=== The records ===
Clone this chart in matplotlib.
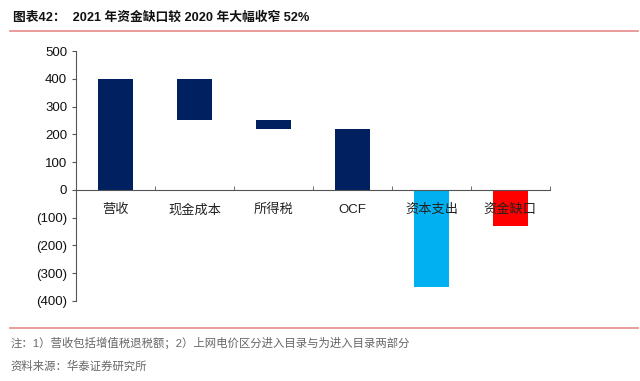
import matplotlib.pyplot as plt
from matplotlib.ticker import FuncFormatter, FixedLocator
from matplotlib.lines import Line2D

plt.rcParams['font.family'] = ['Liberation Sans', 'Noto Sans CJK SC']

# 瀑布图数据
categories = ['营收', '现金成本', '所得税', 'OCF', '资本支出', '资金缺口']
bar_high = [400, 400, 250, 220, 0, 0]
bar_low = [0, 250, 220, 0, -350, -130]
bar_colors = ['#002060', '#002060', '#002060', '#002060', '#00B0F0', '#FF0000']
y_ticks = [-400, -300, -200, -100, 0, 100, 200, 300, 400, 500]

title = '图表42：  2021 年资金缺口较 2020 年大幅收窄 52%'
note = '注：1）营收包括增值税退税额；2）上网电价区分进入目录与为进入目录两部分'
source = '资料来源：华泰证券研究所'

fig = plt.figure(figsize=(6.4, 3.81), dpi=100)
ax = fig.add_axes([0.119, 0.21, 0.74, 0.656])

x = list(range(len(categories)))
heights = [h - l for h, l in zip(bar_high, bar_low)]
ax.bar(x, heights, bottom=bar_low, width=0.45, color=bar_colors, zorder=1)

ax.set_xlim(-0.5, len(categories) - 0.5)
ax.set_ylim(-400, 500)
ax.set_yticks(y_ticks)
ax.yaxis.set_major_formatter(FuncFormatter(lambda v, p: f'({abs(int(v))})' if v < 0 else f'{int(v)}'))
ax.tick_params(axis='y', labelsize=9.5, length=3, color='#555555', labelcolor='#111111')

ax.spines['top'].set_visible(False)
ax.spines['right'].set_visible(False)
ax.spines['bottom'].set_position(('data', 0))
ax.spines['left'].set_color('#555555')
ax.spines['bottom'].set_color('#555555')

ax.set_xticks(x)
ax.set_xticklabels(categories, fontsize=9.5, color='#222222')
ax.tick_params(axis='x', length=0, pad=10)
ax.xaxis.set_minor_locator(FixedLocator([i + 0.5 for i in x]))
ax.tick_params(axis='x', which='minor', length=3, direction='in', color='#555555')
for lbl in ax.get_xticklabels():
    lbl.set_zorder(5)

fig.text(0.02, 0.953, title, fontsize=9.2, fontweight='bold', color='#111111', va='center')
fig.add_artist(Line2D([0.016, 0.997], [0.918, 0.918], color='#E58A8A', lw=1.2))
fig.add_artist(Line2D([0.016, 0.997], [0.139, 0.139], color='#E58A8A', lw=1.2))
fig.text(0.016, 0.1, note, fontsize=8.2, color='#666666', va='center')
fig.text(0.016, 0.04, source, fontsize=8.2, color='#666666', va='center')

plt.savefig('out.png', dpi=100)
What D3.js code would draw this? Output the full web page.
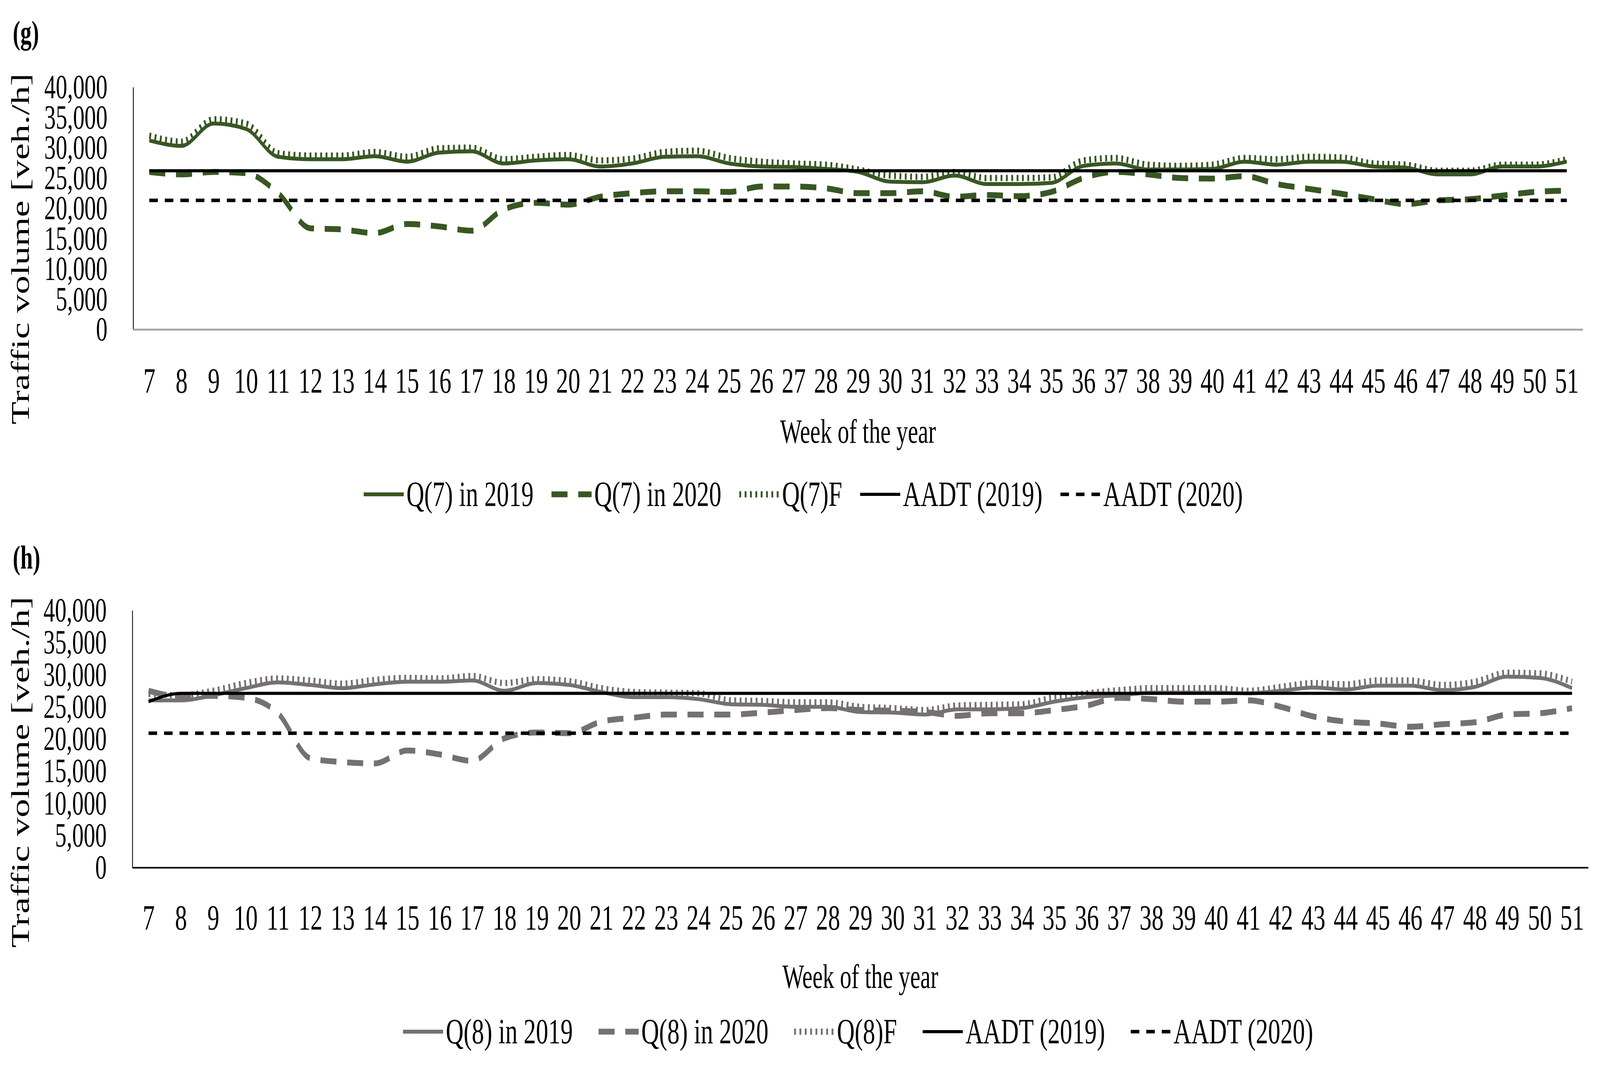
<!DOCTYPE html>
<html><head><meta charset="utf-8">
<script src="https://cdn.jsdelivr.net/npm/d3@7"></script>
<style>html,body{margin:0;padding:0;background:#fff;overflow:hidden;} svg{display:block;}</style>
</head><body>
<svg id="chart" viewBox="0 0 5983 2733" preserveAspectRatio="none" style="width:100vw;height:100vh"></svg>
<script>
// ---------------- DATA ----------------
const weeks = [7,8,9,10,11,12,13,14,15,16,17,18,19,20,21,22,23,24,25,26,27,28,29,30,31,32,33,34,35,36,37,38,39,40,41,42,43,44,45,46,47,48,49,50,51];
const yTickValues = [0,5000,10000,15000,20000,25000,30000,35000,40000];

// panel (g)
const q7_2019 = [31200,30300,34000,33100,28500,28100,28100,28600,27700,29200,29400,27400,27900,
  28100,26900,27400,28500,28600,27400,26900,26800,26500,26000,24400,24300,25400,24000,24000,24200,
  27000,27400,26400,26400,26500,27700,27200,27700,27700,26900,26700,25600,25600,26900,26900,27700];
const q7_2020 = [26000,25600,26000,25800,22500,16700,16500,15900,17400,17000,16300,19800,20900,
  20600,21900,22500,22800,22800,22700,23600,23600,23300,22500,22500,22800,21900,22200,22000,22700,
  25000,26000,25600,25000,24900,25300,24000,23200,22400,21500,20700,21300,21500,22100,22700,22900];
const q7F = [32000,31000,34700,34000,29100,28700,28700,29300,28500,29900,30000,28100,28500,
  28800,27900,28200,29300,29500,28300,27700,27400,27200,26400,25400,25200,26000,25000,25000,25100,
  27900,28300,27200,27000,27200,28300,28100,28500,28400,27400,27200,26200,26200,27200,27200,28100];
const aadt7_2019 = [26200,26200,26200,26200,26200,26200,26200,26200,26200,26200,26200,26200,26200,
  26200,26200,26200,26200,26200,26200,26200,26200,26200,26200,26200,26200,26200,26200,26200,26200,
  26200,26200,26200,26200,26200,26200,26200,26200,26200,26200,26200,26200,26200,26200,26200,26200];
const aadt7_2020 = [21300,21300,21300,21300,21300,21300,21300,21300,21300,21300,21300,21300,21300,
  21300,21300,21300,21300,21300,21300,21300,21300,21300,21300,21300,21300,21300,21300,21300,21300,
  21300,21300,21300,21300,21300,21300,21300,21300,21300,21300,21300,21300,21300,21300,21300,21300];

// panel (h)
const q8_2019 = [26000,26000,26800,27900,28800,28400,27900,28500,28900,28900,29100,27500,28700,
  28400,27300,26500,26500,26200,25400,25300,25000,25000,24200,24100,23800,24600,24600,24800,25800,
  26500,26800,27200,27200,27200,27100,27500,28000,27700,28300,28300,27600,28100,29700,29500,27900];
const q8_2020 = [27500,26600,26700,26400,24000,17000,16400,16200,18200,17600,16600,20100,21000,
  20900,22700,23300,23800,23800,23800,24100,24500,24800,24500,24400,24200,23600,24000,24000,24500,
  25200,26400,26200,25800,25800,26000,25000,23500,22700,22400,21900,22300,22600,23800,24000,24800];
const q8F = [27000,26800,27500,28700,29400,29100,28600,29200,29500,29400,29800,28700,29300,
  29000,27900,27300,27200,27100,26000,25900,25700,25700,25000,24800,24500,25200,25300,25400,26500,
  27100,27600,27900,27900,27900,27500,28100,28700,28500,29100,29100,28400,28900,30300,30200,28900];
const aadt8_2019 = [25800,27100,27100,27100,27100,27100,27100,27100,27100,27100,27100,27100,27100,
  27100,27100,27100,27100,27100,27100,27100,27100,27100,27100,27100,27100,27100,27100,27100,27100,
  27100,27100,27100,27100,27100,27100,27100,27100,27100,27100,27100,27100,27100,27100,27100,27100];
const aadt8_2020 = [20900,20900,20900,20900,20900,20900,20900,20900,20900,20900,20900,20900,20900,
  20900,20900,20900,20900,20900,20900,20900,20900,20900,20900,20900,20900,20900,20900,20900,20900,
  20900,20900,20900,20900,20900,20900,20900,20900,20900,20900,20900,20900,20900,20900,20900,20900];

const namesG = ["Q(7) in 2019","Q(7) in 2020","Q(7)F","AADT (2019)","AADT (2020)"];
const namesH = ["Q(8) in 2019","Q(8) in 2020","Q(8)F","AADT (2019)","AADT (2020)"];
const xTitle = "Week of the year";
const yTitle = "Traffic volume [veh./h]";

// ---------------- STYLE / LAYOUT ----------------
const FONT = "'Liberation Serif', 'Times New Roman', serif";
const svg = d3.select("#chart");

function styles(color) {
  return [
    {stroke: color, width: 10, dash: null},
    {stroke: color, width: 15, dash: "60,40"},
    {stroke: color, width: 16, dash: "7,13"},
    {stroke: "#000", width: 8, dash: null},
    {stroke: "#000", width: 9, dash: "32,26"}
  ];
}

const panels = [
  {label: "(g)", labelX: 48, labelY: 112, x0: 498, x1: 5919, yTop: 223, yBot: 843,
   axisColor: "#a6a6a6", axisW: 5, tickY: 975, titleY: 1105, yTitleCY: 637,
   legendY: 1265, legendX: 1360, legendGap: 67, names: namesG,
   series: [q7_2019, q7_2020, q7F, aadt7_2019, aadt7_2020], color: "#385723"},
  {label: "(h)", labelX: 48, labelY: 1455, x0: 495, x1: 5939, yTop: 1562, yBot: 2220,
   axisColor: "#000", axisW: 4, tickY: 2349, titleY: 2500, yTitleCY: 1976,
   legendY: 2640, legendX: 1507, legendGap: 96, names: namesH,
   series: [q8_2019, q8_2020, q8F, aadt8_2019, aadt8_2020], color: "#767171"}
];

panels.forEach(p => {
  const g = svg.append("g");
  const x = d3.scalePoint().domain(weeks).range([p.x0, p.x1]).padding(0.5);
  const y = d3.scaleLinear().domain([0, 40000]).range([p.yBot, p.yTop]);
  const st = styles(p.color);

  g.append("text").attr("x", p.labelX).attr("y", p.labelY)
    .attr("font-family", FONT).attr("font-weight", "bold").attr("font-size", 84)
    .attr("fill", "#000").text(p.label);

  const ya = g.append("g").attr("transform", `translate(${p.x0},0)`)
    .call(d3.axisLeft(y).tickValues(yTickValues).tickFormat(d3.format(","))
      .tickSize(0).tickSizeOuter(0).tickPadding(96));
  ya.select(".domain").attr("stroke", "#000").attr("stroke-width", 3);
  ya.selectAll("text").attr("font-family", FONT).attr("font-size", 86).attr("fill", "#000");

  const xa = g.append("g").attr("transform", `translate(0,${p.yBot})`)
    .call(d3.axisBottom(x).tickSize(0).tickSizeOuter(0).tickPadding(0));
  xa.select(".domain").attr("stroke", p.axisColor).attr("stroke-width", p.axisW);
  xa.selectAll("text").attr("font-family", FONT).attr("font-size", 90).attr("fill", "#000")
    .attr("y", p.tickY - p.yBot).attr("dy", "0.33em");

  g.append("text").attr("x", (p.x0 + p.x1) / 2).attr("y", p.titleY).attr("dy", "0.33em")
    .attr("text-anchor", "middle").attr("font-family", FONT).attr("font-size", 86)
    .attr("fill", "#000").text(xTitle);
  g.append("text").attr("transform", `translate(108,${p.yTitleCY}) rotate(-90)`)
    .attr("text-anchor", "middle").attr("font-family", FONT).attr("font-size", 96)
    .attr("fill", "#000").text(yTitle);

  const line = d3.line().x((d, i) => x(weeks[i])).y(d => y(d)).curve(d3.curveMonotoneX);
  p.series.forEach((s, i) => {
    g.append("path").datum(s).attr("d", line).attr("fill", "none")
      .attr("stroke", st[i].stroke).attr("stroke-width", st[i].width)
      .attr("stroke-dasharray", st[i].dash);
  });

  let lx = p.legendX;
  p.names.forEach((n, i) => {
    g.append("line").attr("x1", lx).attr("x2", lx + 150).attr("y1", p.legendY).attr("y2", p.legendY)
      .attr("stroke", st[i].stroke).attr("stroke-width", st[i].width)
      .attr("stroke-dasharray", st[i].dash);
    const t = g.append("text").attr("x", lx + 160).attr("y", p.legendY).attr("dy", "0.33em")
      .attr("font-family", FONT).attr("font-size", 92).attr("fill", "#000").text(n);
    lx += 160 + t.node().getComputedTextLength() + p.legendGap;
  });
});
</script>
</body></html>
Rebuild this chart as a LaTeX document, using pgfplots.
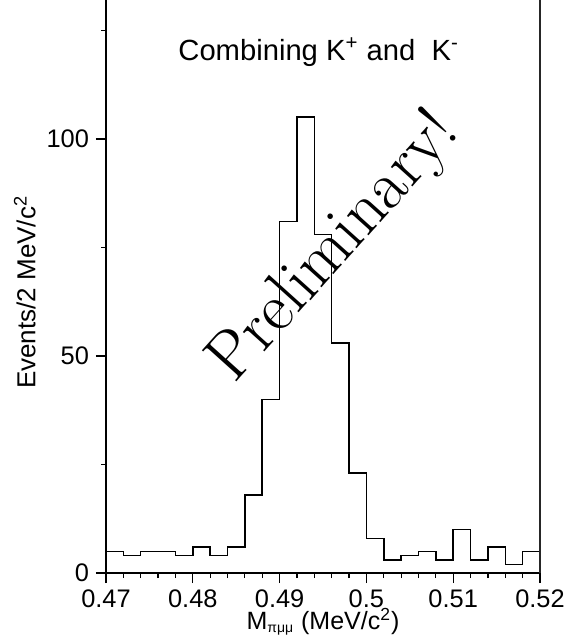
\documentclass[border=0pt]{standalone}
\usepackage{fontspec}
\setmainfont{Liberation Sans}
\newfontfamily\lmrfont{Latin Modern Roman}
\usepackage{pgfplots}
\pgfplotsset{compat=1.18}
\begin{document}
\begin{tikzpicture}
\useasboundingbox (-53pt,-34.5pt) rectangle (236.5pt,286.5pt);
\begin{axis}[
  at={(0,0)}, anchor=south west,
  scale only axis, width=217pt, height=286.5pt,
  xmin=0.47, xmax=0.52, ymin=0, ymax=132,
  axis x line*=bottom, axis y line*=left,
  xtick={0.47,0.48,0.49,0.5,0.51,0.52},
  minor x tick num=4,
  ytick={0,50,100}, minor ytick={25,75,125},
  tick pos=left, tick align=outside,
  major tick length=5pt, minor tick length=2.5pt,
  tick style={black, line width=0.6pt},
  axis line style={black, line width=0.9pt},
  ticklabel style={font=\fontsize{12.7}{14}\selectfont},
  /pgf/number format/assume math mode=true,
  scaled x ticks=false,
  xticklabel style={/pgf/number format/fixed},
  xlabel={M$_{\mbox{\fontsize{7}{8}\selectfont πμμ}}$ (MeV/c\textsuperscript{2})},
  ylabel={Events/2 MeV/c\textsuperscript{2}},
  every axis x label/.style={at={(axis description cs:0.5,-0.0855)}, anchor=center, font=\fontsize{12.5}{14}\selectfont},
  every axis y label/.style={at={(axis description cs:-0.187,0.49)}, anchor=center, rotate=90, font=\fontsize{13}{15}\selectfont},
  clip=false,
]
\addplot[const plot mark left, black, line width=0.75pt, mark=none] coordinates {
(0.470,5) (0.472,4) (0.474,5) (0.476,5) (0.478,4) (0.480,6) (0.482,4) (0.484,6)
(0.486,18) (0.488,40) (0.490,81) (0.492,105) (0.494,78) (0.496,53) (0.498,23)
(0.500,8) (0.502,3) (0.504,4) (0.506,5) (0.508,3) (0.510,10) (0.512,3) (0.514,6)
(0.516,2) (0.518,5) (0.520,5)
};
\draw[gray!70, line width=0.5pt] (rel axis cs:0,1) -- (rel axis cs:1,1);
\draw[black!85, line width=0.6pt] (rel axis cs:1,1) -- (rel axis cs:1,0);
\node[font=\fontsize{14.6}{16}\selectfont] at (axis cs:0.4945,120) {Combining K\textsuperscript{+} and\ \ K\textsuperscript{-}};
\node[rotate=48, font=\lmrfont\fontsize{34}{38}\selectfont] at (axis cs:0.49638,74.9) {Preliminary!};
\end{axis}
\end{tikzpicture}
\end{document}
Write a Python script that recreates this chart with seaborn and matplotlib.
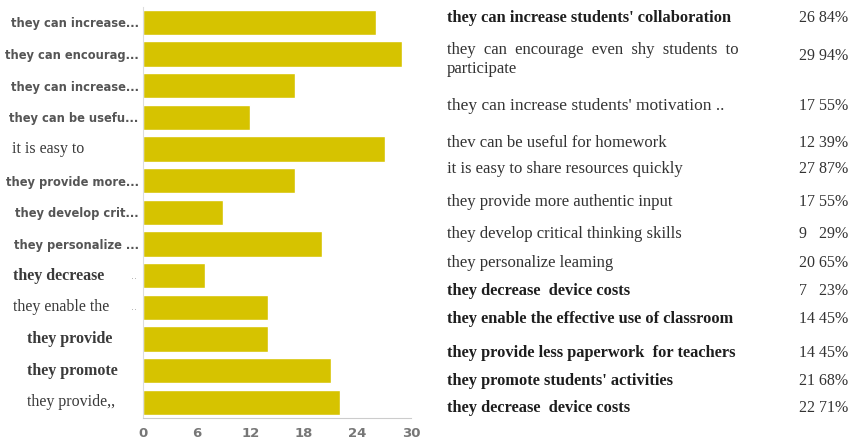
===
### Task to carry out
Exactly restate the lines from the beginning of the data through the line with "plt.savefig('out.png', dpi=100)", and no others, keeping pictures out.

### Expected answer
Clone this chart in matplotlib.
import matplotlib.pyplot as plt
from matplotlib.ticker import FuncFormatter, FixedLocator
from matplotlib.lines import Line2D

plt.rcParams['font.family'] = ['Liberation Sans', 'Noto Sans CJK SC']

# 瀑布图数据
categories = ['营收', '现金成本', '所得税', 'OCF', '资本支出', '资金缺口']
bar_high = [400, 400, 250, 220, 0, 0]
bar_low = [0, 250, 220, 0, -350, -130]
bar_colors = ['#002060', '#002060', '#002060', '#002060', '#00B0F0', '#FF0000']
y_ticks = [-400, -300, -200, -100, 0, 100, 200, 300, 400, 500]

title = '图表42：  2021 年资金缺口较 2020 年大幅收窄 52%'
note = '注：1）营收包括增值税退税额；2）上网电价区分进入目录与为进入目录两部分'
source = '资料来源：华泰证券研究所'

fig = plt.figure(figsize=(6.4, 3.81), dpi=100)
ax = fig.add_axes([0.119, 0.21, 0.74, 0.656])

x = list(range(len(categories)))
heights = [h - l for h, l in zip(bar_high, bar_low)]
ax.bar(x, heights, bottom=bar_low, width=0.45, color=bar_colors, zorder=1)

ax.set_xlim(-0.5, len(categories) - 0.5)
ax.set_ylim(-400, 500)
ax.set_yticks(y_ticks)
ax.yaxis.set_major_formatter(FuncFormatter(lambda v, p: f'({abs(int(v))})' if v < 0 else f'{int(v)}'))
ax.tick_params(axis='y', labelsize=9.5, length=3, color='#555555', labelcolor='#111111')

ax.spines['top'].set_visible(False)
ax.spines['right'].set_visible(False)
ax.spines['bottom'].set_position(('data', 0))
ax.spines['left'].set_color('#555555')
ax.spines['bottom'].set_color('#555555')

ax.set_xticks(x)
ax.set_xticklabels(categories, fontsize=9.5, color='#222222')
ax.tick_params(axis='x', length=0, pad=10)
ax.xaxis.set_minor_locator(FixedLocator([i + 0.5 for i in x]))
ax.tick_params(axis='x', which='minor', length=3, direction='in', color='#555555')
for lbl in ax.get_xticklabels():
    lbl.set_zorder(5)

fig.text(0.02, 0.953, title, fontsize=9.2, fontweight='bold', color='#111111', va='center')
fig.add_artist(Line2D([0.016, 0.997], [0.918, 0.918], color='#E58A8A', lw=1.2))
fig.add_artist(Line2D([0.016, 0.997], [0.139, 0.139], color='#E58A8A', lw=1.2))
fig.text(0.016, 0.1, note, fontsize=8.2, color='#666666', va='center')
fig.text(0.016, 0.04, source, fontsize=8.2, color='#666666', va='center')

plt.savefig('out.png', dpi=100)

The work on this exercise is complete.